● **DESCRIPTION OF THE TASK**: Don't include pictures. Quote the lines below from the first through the line that contains "fig = go.Figure()".
* BEGIN SUPPLIED INFORMATION *
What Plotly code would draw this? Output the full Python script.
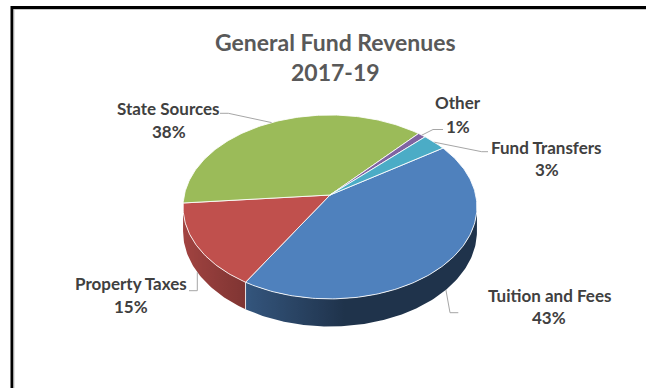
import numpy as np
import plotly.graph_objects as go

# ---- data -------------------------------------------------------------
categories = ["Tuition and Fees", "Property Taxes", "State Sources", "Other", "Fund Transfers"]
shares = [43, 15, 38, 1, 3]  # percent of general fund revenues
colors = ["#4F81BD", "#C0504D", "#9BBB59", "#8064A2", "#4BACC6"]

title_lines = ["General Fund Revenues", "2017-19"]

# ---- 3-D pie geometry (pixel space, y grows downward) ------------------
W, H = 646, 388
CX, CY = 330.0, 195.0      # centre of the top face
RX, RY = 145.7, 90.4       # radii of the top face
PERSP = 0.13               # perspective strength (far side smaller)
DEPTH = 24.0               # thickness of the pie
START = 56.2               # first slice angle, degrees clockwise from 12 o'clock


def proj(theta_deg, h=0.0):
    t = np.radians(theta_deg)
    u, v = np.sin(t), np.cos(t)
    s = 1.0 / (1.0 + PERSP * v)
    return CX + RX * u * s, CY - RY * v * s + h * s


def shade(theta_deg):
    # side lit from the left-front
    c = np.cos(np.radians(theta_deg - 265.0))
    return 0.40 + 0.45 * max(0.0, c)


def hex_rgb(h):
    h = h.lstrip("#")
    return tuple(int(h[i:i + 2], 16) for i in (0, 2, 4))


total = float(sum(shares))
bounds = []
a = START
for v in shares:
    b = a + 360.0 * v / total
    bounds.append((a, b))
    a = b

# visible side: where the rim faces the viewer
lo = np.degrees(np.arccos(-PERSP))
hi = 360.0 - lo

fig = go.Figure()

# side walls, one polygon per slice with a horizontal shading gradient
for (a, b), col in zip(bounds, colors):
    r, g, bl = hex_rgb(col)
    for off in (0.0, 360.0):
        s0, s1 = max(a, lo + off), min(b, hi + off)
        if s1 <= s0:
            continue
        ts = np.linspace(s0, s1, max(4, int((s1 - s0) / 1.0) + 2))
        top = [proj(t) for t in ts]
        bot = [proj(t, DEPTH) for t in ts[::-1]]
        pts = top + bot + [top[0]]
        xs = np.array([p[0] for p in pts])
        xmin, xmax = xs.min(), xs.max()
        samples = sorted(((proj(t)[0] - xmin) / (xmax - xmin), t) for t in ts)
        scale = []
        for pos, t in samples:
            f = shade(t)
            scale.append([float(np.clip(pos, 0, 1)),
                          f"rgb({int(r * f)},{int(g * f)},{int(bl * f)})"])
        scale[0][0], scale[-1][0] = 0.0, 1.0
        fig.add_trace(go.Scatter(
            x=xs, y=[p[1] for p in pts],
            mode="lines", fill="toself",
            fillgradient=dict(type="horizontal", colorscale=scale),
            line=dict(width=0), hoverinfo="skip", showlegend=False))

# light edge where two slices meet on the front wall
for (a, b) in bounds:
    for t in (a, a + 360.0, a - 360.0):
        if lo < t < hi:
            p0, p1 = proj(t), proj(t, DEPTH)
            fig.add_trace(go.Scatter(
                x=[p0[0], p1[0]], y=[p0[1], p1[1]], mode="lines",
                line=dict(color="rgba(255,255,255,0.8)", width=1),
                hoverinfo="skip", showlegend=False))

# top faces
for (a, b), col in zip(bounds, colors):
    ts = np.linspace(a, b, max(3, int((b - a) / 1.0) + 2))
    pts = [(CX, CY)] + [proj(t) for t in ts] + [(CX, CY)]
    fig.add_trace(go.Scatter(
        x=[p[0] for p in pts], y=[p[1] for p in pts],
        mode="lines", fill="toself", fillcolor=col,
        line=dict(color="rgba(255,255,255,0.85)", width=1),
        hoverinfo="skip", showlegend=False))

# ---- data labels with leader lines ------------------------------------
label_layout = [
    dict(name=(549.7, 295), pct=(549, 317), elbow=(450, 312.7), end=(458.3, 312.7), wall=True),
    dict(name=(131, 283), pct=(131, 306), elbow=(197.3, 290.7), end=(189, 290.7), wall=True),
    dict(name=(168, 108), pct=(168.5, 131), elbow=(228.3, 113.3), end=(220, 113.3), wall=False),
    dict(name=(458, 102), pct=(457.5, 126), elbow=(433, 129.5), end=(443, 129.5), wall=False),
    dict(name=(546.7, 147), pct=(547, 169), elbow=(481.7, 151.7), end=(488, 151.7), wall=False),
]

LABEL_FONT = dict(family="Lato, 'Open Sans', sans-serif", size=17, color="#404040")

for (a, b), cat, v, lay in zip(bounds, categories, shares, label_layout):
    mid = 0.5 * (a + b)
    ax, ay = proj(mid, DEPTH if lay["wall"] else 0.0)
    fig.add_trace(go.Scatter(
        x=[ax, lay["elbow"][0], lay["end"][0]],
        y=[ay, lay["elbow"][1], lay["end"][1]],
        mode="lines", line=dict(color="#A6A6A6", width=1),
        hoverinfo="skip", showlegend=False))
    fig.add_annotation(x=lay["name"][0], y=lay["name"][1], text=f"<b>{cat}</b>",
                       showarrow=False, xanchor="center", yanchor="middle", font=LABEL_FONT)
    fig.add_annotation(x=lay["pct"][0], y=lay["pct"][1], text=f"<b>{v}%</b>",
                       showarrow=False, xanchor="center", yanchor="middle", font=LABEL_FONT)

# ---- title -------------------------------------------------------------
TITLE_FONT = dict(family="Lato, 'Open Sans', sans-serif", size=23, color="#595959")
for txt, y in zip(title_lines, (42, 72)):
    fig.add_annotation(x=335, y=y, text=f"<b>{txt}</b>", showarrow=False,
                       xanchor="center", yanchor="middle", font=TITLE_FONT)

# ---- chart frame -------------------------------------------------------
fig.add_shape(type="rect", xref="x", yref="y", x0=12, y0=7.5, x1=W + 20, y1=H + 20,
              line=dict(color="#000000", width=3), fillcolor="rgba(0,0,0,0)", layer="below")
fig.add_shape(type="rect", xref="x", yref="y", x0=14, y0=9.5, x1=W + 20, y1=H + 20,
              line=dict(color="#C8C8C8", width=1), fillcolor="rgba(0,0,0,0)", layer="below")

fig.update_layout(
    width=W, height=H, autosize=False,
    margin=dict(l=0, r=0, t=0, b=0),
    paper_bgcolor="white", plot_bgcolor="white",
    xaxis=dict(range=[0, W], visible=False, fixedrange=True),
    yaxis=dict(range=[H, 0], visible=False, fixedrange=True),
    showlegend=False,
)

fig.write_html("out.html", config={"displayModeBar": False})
* END SUPPLIED INFORMATION *
● **WRITTEN ANSWER**:
What Plotly code would draw this? Output the full Python script.
import numpy as np
import plotly.graph_objects as go

# ---- data -------------------------------------------------------------
categories = ["Tuition and Fees", "Property Taxes", "State Sources", "Other", "Fund Transfers"]
shares = [43, 15, 38, 1, 3]  # percent of general fund revenues
colors = ["#4F81BD", "#C0504D", "#9BBB59", "#8064A2", "#4BACC6"]

title_lines = ["General Fund Revenues", "2017-19"]

# ---- 3-D pie geometry (pixel space, y grows downward) ------------------
W, H = 646, 388
CX, CY = 330.0, 195.0      # centre of the top face
RX, RY = 145.7, 90.4       # radii of the top face
PERSP = 0.13               # perspective strength (far side smaller)
DEPTH = 24.0               # thickness of the pie
START = 56.2               # first slice angle, degrees clockwise from 12 o'clock


def proj(theta_deg, h=0.0):
    t = np.radians(theta_deg)
    u, v = np.sin(t), np.cos(t)
    s = 1.0 / (1.0 + PERSP * v)
    return CX + RX * u * s, CY - RY * v * s + h * s


def shade(theta_deg):
    # side lit from the left-front
    c = np.cos(np.radians(theta_deg - 265.0))
    return 0.40 + 0.45 * max(0.0, c)


def hex_rgb(h):
    h = h.lstrip("#")
    return tuple(int(h[i:i + 2], 16) for i in (0, 2, 4))


total = float(sum(shares))
bounds = []
a = START
for v in shares:
    b = a + 360.0 * v / total
    bounds.append((a, b))
    a = b

# visible side: where the rim faces the viewer
lo = np.degrees(np.arccos(-PERSP))
hi = 360.0 - lo

fig = go.Figure()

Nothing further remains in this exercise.